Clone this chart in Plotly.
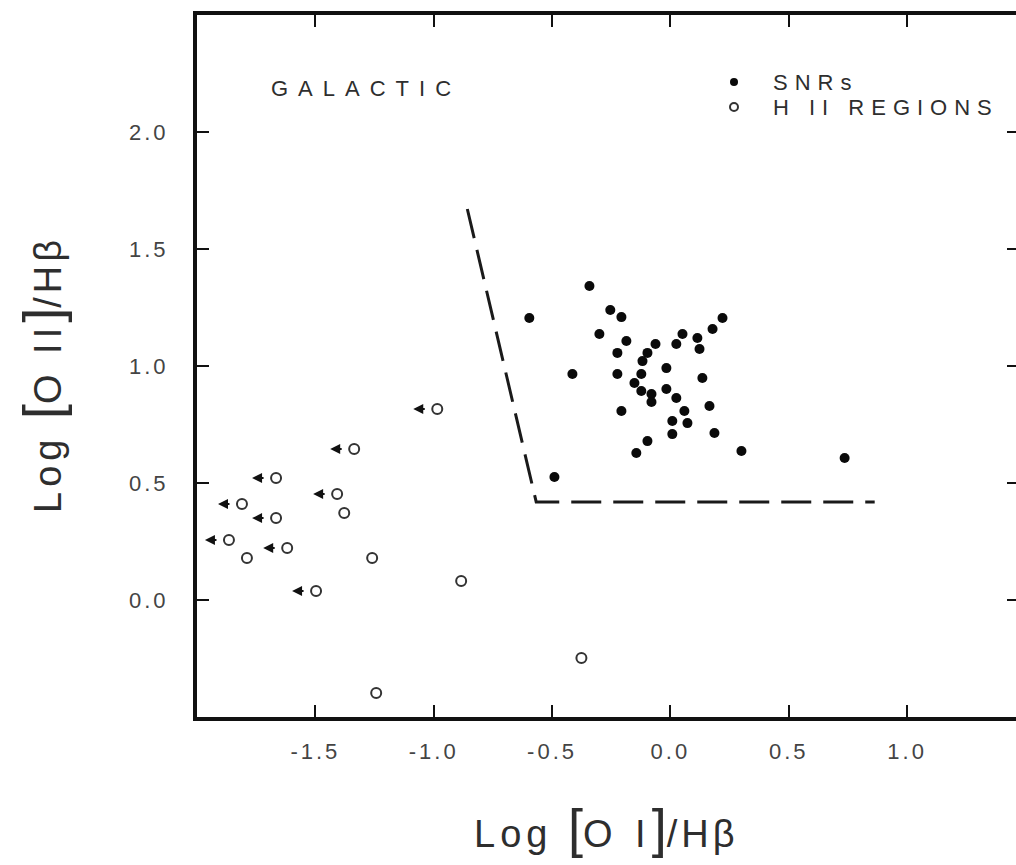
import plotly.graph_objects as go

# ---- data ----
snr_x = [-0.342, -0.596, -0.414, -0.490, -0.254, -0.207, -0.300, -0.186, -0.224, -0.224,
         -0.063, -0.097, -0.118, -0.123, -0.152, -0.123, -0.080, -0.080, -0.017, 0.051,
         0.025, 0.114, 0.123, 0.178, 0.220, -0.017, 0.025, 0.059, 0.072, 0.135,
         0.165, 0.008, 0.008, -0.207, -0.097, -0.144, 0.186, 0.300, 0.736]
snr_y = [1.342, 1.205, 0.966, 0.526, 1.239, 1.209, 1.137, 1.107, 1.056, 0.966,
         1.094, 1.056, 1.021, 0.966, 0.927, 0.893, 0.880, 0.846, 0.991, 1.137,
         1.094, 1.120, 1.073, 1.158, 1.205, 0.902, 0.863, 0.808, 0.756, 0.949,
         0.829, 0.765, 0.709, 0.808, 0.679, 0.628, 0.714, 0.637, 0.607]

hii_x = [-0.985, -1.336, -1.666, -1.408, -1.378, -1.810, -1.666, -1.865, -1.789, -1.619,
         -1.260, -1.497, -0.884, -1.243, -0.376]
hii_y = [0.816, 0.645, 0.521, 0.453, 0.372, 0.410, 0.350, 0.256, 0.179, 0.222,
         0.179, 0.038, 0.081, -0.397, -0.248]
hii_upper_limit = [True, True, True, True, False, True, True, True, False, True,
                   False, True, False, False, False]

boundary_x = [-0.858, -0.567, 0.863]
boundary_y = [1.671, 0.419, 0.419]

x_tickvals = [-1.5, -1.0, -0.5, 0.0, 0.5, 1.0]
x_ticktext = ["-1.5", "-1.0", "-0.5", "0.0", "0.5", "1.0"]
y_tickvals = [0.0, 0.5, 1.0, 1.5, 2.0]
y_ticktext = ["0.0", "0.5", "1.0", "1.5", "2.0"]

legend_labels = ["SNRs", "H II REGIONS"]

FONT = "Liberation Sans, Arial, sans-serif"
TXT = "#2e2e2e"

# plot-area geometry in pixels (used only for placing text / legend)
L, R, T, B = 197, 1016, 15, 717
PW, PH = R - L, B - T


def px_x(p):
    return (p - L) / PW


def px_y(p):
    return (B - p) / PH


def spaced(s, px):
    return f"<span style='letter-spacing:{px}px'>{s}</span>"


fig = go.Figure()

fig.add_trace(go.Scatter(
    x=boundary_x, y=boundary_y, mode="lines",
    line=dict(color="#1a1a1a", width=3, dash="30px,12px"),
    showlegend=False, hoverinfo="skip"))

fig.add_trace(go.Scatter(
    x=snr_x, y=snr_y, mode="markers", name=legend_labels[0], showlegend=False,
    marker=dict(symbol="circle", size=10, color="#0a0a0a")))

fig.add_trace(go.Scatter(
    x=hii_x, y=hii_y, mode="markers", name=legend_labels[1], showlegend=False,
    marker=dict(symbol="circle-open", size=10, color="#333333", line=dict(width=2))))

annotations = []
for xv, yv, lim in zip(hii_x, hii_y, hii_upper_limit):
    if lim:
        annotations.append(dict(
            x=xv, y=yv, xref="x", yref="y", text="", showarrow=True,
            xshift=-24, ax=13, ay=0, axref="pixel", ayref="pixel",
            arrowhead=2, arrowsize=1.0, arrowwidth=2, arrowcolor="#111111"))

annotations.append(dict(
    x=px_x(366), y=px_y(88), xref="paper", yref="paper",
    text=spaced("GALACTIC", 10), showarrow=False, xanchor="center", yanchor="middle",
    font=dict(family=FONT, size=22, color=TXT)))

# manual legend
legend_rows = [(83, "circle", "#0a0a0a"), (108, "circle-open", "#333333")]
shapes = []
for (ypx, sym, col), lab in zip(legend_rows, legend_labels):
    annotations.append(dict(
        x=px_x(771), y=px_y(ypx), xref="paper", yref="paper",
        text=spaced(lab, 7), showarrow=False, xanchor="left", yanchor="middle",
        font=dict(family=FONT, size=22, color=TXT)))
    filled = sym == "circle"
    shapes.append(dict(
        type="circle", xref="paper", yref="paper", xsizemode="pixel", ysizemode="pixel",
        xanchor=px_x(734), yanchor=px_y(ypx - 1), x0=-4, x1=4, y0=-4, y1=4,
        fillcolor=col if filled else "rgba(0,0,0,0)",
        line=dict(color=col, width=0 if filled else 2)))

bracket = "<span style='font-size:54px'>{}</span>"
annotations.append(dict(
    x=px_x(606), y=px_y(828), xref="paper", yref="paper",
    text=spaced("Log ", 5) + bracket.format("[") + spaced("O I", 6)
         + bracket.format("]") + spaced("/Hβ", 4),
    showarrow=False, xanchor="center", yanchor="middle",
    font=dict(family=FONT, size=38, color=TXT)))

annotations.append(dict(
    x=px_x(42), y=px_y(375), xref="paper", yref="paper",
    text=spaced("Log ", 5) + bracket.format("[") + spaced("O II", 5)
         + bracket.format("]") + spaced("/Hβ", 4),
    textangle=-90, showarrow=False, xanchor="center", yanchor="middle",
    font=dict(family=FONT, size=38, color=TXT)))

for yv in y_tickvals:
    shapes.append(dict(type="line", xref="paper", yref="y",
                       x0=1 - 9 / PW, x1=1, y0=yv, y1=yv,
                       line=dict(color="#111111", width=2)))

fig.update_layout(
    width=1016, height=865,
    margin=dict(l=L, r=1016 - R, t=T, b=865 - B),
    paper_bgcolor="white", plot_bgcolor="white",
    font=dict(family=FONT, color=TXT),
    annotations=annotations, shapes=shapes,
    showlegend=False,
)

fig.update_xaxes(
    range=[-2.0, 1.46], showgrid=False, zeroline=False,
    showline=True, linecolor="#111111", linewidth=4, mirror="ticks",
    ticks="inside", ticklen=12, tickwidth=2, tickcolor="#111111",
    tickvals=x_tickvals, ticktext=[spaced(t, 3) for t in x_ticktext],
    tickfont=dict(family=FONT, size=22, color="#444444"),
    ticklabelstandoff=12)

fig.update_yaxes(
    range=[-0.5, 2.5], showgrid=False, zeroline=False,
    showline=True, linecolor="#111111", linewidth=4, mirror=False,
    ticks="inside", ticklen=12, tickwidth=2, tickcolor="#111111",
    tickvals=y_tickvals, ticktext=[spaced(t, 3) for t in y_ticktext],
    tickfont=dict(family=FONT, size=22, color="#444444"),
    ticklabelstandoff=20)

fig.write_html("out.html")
- - - - - - -
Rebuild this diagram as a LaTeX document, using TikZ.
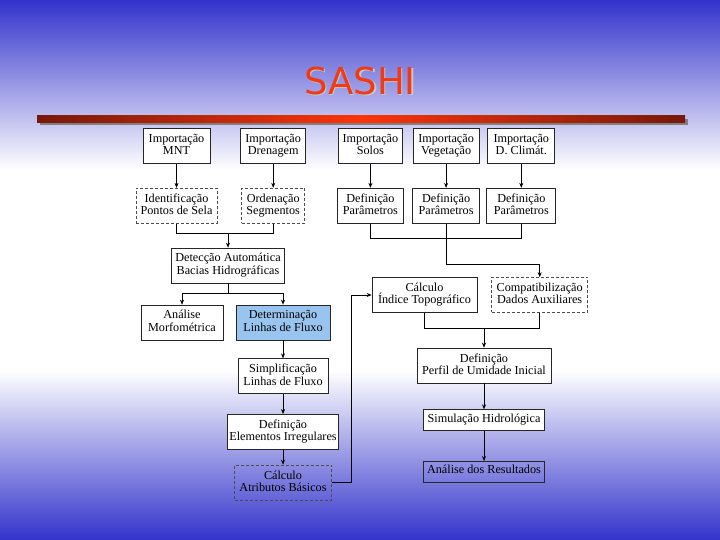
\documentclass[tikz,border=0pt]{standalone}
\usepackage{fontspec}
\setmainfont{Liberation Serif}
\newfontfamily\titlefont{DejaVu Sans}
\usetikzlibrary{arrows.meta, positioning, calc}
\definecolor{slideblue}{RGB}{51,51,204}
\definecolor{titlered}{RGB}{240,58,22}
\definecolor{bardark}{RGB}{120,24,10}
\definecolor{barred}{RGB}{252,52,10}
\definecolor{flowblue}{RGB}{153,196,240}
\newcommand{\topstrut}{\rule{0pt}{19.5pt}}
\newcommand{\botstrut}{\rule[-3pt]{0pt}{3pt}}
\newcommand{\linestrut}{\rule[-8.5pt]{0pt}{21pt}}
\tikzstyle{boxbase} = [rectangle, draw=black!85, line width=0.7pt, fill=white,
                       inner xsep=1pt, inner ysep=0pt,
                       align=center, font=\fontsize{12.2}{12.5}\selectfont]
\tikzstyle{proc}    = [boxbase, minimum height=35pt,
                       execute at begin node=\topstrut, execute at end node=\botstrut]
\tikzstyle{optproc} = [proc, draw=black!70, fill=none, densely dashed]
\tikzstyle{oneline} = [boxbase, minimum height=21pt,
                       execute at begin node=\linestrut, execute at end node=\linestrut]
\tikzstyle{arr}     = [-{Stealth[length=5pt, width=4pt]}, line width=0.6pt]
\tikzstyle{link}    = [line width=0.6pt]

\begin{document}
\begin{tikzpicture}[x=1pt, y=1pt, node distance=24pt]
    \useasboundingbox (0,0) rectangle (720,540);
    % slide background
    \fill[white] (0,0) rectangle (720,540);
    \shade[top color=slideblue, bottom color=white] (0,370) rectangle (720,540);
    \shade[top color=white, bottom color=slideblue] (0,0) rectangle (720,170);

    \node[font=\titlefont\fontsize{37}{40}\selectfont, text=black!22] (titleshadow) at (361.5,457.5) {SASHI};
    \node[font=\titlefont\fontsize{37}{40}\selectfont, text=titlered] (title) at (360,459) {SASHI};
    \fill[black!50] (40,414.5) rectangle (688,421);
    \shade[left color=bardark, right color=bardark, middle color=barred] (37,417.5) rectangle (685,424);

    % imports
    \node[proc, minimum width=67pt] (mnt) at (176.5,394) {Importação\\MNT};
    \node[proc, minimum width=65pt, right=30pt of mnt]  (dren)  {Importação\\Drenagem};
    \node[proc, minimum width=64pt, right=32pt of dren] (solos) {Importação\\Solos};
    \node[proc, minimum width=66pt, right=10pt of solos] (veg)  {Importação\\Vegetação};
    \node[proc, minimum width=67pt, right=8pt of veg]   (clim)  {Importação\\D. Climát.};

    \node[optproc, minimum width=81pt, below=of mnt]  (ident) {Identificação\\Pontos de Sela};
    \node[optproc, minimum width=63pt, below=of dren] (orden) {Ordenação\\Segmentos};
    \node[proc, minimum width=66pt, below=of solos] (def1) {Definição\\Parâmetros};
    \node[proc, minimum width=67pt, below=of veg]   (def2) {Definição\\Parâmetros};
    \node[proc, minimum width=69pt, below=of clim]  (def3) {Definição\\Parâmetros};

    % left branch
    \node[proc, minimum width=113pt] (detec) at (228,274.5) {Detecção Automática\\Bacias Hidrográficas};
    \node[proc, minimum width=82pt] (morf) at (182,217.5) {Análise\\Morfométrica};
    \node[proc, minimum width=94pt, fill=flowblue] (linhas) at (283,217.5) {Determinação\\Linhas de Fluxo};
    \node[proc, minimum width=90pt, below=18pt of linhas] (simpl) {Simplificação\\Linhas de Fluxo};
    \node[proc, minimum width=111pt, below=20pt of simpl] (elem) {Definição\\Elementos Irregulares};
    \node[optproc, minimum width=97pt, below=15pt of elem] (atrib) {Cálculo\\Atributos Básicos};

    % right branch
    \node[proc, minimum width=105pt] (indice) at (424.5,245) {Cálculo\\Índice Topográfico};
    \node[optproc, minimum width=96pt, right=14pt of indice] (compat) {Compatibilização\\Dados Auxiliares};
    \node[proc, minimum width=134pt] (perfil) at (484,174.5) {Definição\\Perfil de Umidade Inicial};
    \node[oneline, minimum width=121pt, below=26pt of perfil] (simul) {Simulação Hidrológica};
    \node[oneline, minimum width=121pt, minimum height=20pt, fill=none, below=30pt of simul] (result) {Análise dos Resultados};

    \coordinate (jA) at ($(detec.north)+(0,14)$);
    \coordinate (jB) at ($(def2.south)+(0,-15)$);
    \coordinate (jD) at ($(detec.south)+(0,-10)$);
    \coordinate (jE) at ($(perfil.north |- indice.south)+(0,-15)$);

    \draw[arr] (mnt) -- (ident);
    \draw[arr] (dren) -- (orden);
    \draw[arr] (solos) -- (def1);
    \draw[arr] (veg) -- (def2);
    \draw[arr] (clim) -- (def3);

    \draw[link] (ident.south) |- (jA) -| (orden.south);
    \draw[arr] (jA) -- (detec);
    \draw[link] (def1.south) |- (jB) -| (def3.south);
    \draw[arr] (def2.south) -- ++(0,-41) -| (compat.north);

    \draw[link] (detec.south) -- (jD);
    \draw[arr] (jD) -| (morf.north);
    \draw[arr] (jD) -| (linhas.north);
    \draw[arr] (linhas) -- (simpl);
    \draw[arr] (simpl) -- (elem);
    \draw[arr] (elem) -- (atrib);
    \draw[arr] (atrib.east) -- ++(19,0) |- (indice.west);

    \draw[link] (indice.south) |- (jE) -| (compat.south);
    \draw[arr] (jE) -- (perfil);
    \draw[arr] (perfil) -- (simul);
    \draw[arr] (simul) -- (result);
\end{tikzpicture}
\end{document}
- - - - - - -
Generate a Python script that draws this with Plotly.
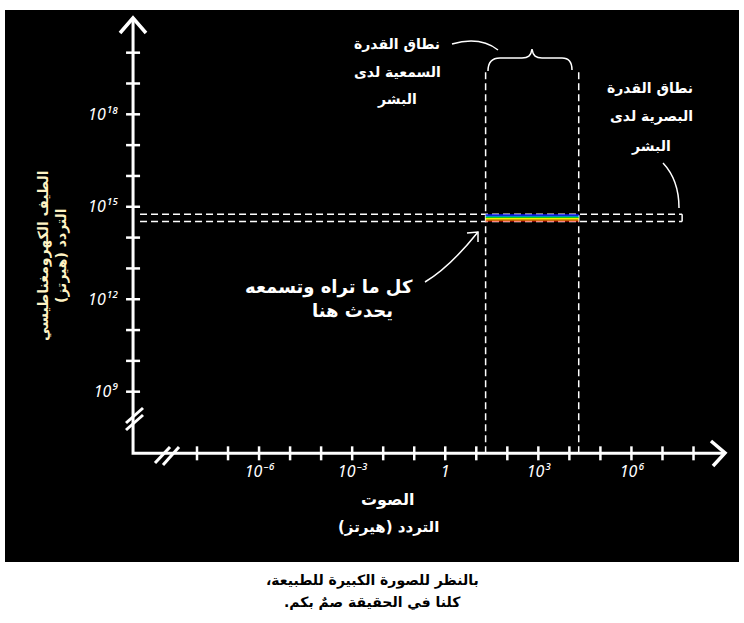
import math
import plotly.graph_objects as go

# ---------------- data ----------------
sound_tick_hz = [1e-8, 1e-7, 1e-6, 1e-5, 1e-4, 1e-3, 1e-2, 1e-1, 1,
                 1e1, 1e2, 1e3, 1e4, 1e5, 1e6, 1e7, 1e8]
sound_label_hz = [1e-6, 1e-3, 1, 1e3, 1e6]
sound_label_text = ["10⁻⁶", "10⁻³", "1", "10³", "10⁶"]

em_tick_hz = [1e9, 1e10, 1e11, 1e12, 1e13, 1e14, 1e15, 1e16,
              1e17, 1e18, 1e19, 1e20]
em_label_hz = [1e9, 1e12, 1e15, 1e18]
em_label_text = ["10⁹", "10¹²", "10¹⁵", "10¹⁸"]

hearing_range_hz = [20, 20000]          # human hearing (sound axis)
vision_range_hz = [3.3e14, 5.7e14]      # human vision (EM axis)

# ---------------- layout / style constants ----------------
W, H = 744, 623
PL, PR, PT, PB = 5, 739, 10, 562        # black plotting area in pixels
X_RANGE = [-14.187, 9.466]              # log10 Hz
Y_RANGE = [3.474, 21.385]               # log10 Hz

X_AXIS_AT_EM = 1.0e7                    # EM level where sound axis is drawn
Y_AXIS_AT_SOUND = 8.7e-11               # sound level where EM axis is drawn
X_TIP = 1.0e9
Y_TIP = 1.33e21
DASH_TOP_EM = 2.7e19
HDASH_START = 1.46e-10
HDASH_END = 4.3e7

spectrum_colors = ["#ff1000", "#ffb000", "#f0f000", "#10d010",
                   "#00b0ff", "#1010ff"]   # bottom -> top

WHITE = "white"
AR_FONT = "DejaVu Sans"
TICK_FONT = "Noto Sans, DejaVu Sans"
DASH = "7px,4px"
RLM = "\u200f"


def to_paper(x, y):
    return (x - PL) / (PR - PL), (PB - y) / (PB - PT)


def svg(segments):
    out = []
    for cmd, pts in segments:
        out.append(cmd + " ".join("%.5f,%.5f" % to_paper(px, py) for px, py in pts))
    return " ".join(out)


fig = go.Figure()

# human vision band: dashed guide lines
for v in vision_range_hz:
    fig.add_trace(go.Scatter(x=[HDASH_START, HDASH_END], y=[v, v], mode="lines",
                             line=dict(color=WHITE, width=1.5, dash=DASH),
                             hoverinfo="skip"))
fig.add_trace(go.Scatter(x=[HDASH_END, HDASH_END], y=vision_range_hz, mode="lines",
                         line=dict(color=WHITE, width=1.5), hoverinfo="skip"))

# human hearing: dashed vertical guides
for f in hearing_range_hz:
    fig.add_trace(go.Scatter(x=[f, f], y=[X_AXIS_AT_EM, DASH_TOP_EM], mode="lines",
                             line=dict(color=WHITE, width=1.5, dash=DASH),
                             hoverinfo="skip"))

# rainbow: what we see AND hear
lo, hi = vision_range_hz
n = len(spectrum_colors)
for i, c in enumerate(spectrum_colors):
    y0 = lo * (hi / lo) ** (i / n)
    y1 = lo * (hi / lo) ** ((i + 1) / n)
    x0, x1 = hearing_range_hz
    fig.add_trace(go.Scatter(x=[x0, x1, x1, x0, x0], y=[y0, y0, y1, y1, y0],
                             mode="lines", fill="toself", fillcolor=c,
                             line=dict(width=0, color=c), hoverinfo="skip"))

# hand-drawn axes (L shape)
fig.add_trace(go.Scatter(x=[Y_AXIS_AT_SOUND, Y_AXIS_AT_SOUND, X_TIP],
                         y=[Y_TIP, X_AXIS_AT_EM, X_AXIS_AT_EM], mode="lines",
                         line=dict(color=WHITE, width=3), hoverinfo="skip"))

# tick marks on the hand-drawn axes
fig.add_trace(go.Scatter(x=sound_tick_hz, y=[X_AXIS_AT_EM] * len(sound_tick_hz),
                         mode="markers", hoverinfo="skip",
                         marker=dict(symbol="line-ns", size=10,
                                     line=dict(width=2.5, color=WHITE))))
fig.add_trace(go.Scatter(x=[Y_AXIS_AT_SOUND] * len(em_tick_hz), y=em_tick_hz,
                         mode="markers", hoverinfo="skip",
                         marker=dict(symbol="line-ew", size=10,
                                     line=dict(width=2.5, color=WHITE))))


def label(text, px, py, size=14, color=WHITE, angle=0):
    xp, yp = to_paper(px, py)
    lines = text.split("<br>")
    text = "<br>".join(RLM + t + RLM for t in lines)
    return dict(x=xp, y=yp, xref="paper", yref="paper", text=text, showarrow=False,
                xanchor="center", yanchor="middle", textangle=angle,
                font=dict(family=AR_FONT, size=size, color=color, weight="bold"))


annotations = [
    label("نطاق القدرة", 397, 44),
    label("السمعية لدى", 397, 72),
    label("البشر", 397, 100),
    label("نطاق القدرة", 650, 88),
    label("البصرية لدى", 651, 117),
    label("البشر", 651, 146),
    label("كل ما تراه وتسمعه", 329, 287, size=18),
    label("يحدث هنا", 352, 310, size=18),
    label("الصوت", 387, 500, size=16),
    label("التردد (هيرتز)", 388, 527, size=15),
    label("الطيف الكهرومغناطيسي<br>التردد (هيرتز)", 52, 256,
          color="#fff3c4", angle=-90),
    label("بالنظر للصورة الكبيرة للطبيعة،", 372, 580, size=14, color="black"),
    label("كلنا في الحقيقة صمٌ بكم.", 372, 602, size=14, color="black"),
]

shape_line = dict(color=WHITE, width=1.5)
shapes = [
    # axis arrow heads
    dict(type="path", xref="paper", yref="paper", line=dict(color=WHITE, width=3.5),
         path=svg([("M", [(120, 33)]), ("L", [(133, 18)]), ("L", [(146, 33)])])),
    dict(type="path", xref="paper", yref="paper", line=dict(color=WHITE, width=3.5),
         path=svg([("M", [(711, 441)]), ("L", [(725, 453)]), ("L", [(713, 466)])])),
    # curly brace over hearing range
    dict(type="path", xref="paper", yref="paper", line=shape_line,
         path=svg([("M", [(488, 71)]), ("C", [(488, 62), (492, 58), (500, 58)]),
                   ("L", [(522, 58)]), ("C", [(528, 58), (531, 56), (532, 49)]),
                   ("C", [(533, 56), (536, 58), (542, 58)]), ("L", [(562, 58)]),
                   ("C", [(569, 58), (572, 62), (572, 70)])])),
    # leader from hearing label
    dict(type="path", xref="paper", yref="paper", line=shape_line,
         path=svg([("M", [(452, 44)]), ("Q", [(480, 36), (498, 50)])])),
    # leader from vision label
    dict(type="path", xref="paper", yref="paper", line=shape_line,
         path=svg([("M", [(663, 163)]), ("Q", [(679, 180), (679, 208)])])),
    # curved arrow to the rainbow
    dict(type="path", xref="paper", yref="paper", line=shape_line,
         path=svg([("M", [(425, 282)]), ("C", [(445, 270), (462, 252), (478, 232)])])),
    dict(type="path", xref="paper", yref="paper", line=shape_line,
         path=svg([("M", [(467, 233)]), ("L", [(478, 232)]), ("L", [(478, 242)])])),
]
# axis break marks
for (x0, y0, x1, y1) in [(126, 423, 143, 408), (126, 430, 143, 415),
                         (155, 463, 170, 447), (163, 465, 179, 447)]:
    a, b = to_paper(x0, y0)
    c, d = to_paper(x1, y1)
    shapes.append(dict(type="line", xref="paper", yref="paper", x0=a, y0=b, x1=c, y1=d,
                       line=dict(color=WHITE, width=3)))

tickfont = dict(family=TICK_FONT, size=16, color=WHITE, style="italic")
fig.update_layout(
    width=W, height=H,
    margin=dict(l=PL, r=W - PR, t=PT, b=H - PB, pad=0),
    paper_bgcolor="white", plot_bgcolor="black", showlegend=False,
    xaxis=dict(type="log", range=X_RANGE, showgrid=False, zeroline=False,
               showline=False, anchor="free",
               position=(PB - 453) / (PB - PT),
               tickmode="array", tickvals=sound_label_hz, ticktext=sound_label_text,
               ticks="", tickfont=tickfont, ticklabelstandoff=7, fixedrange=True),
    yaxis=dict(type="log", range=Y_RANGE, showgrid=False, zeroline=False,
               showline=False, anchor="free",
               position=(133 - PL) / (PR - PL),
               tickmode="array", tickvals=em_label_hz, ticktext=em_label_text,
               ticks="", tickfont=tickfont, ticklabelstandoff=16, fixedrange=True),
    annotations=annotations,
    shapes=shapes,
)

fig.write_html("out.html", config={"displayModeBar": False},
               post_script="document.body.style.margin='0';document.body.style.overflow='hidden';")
- - - - - - -
Skip all pictures and retype only the stretch from the line that holds "Generate a Python" through the line that holds "vision_range_hz = [3.3e14, 5.7e14]", exactly as written.

- Result of the exercise
Generate a Python script that draws this with Plotly.
import math
import plotly.graph_objects as go

# ---------------- data ----------------
sound_tick_hz = [1e-8, 1e-7, 1e-6, 1e-5, 1e-4, 1e-3, 1e-2, 1e-1, 1,
                 1e1, 1e2, 1e3, 1e4, 1e5, 1e6, 1e7, 1e8]
sound_label_hz = [1e-6, 1e-3, 1, 1e3, 1e6]
sound_label_text = ["10⁻⁶", "10⁻³", "1", "10³", "10⁶"]

em_tick_hz = [1e9, 1e10, 1e11, 1e12, 1e13, 1e14, 1e15, 1e16,
              1e17, 1e18, 1e19, 1e20]
em_label_hz = [1e9, 1e12, 1e15, 1e18]
em_label_text = ["10⁹", "10¹²", "10¹⁵", "10¹⁸"]

hearing_range_hz = [20, 20000]          # human hearing (sound axis)
vision_range_hz = [3.3e14, 5.7e14]      # human vision (EM axis)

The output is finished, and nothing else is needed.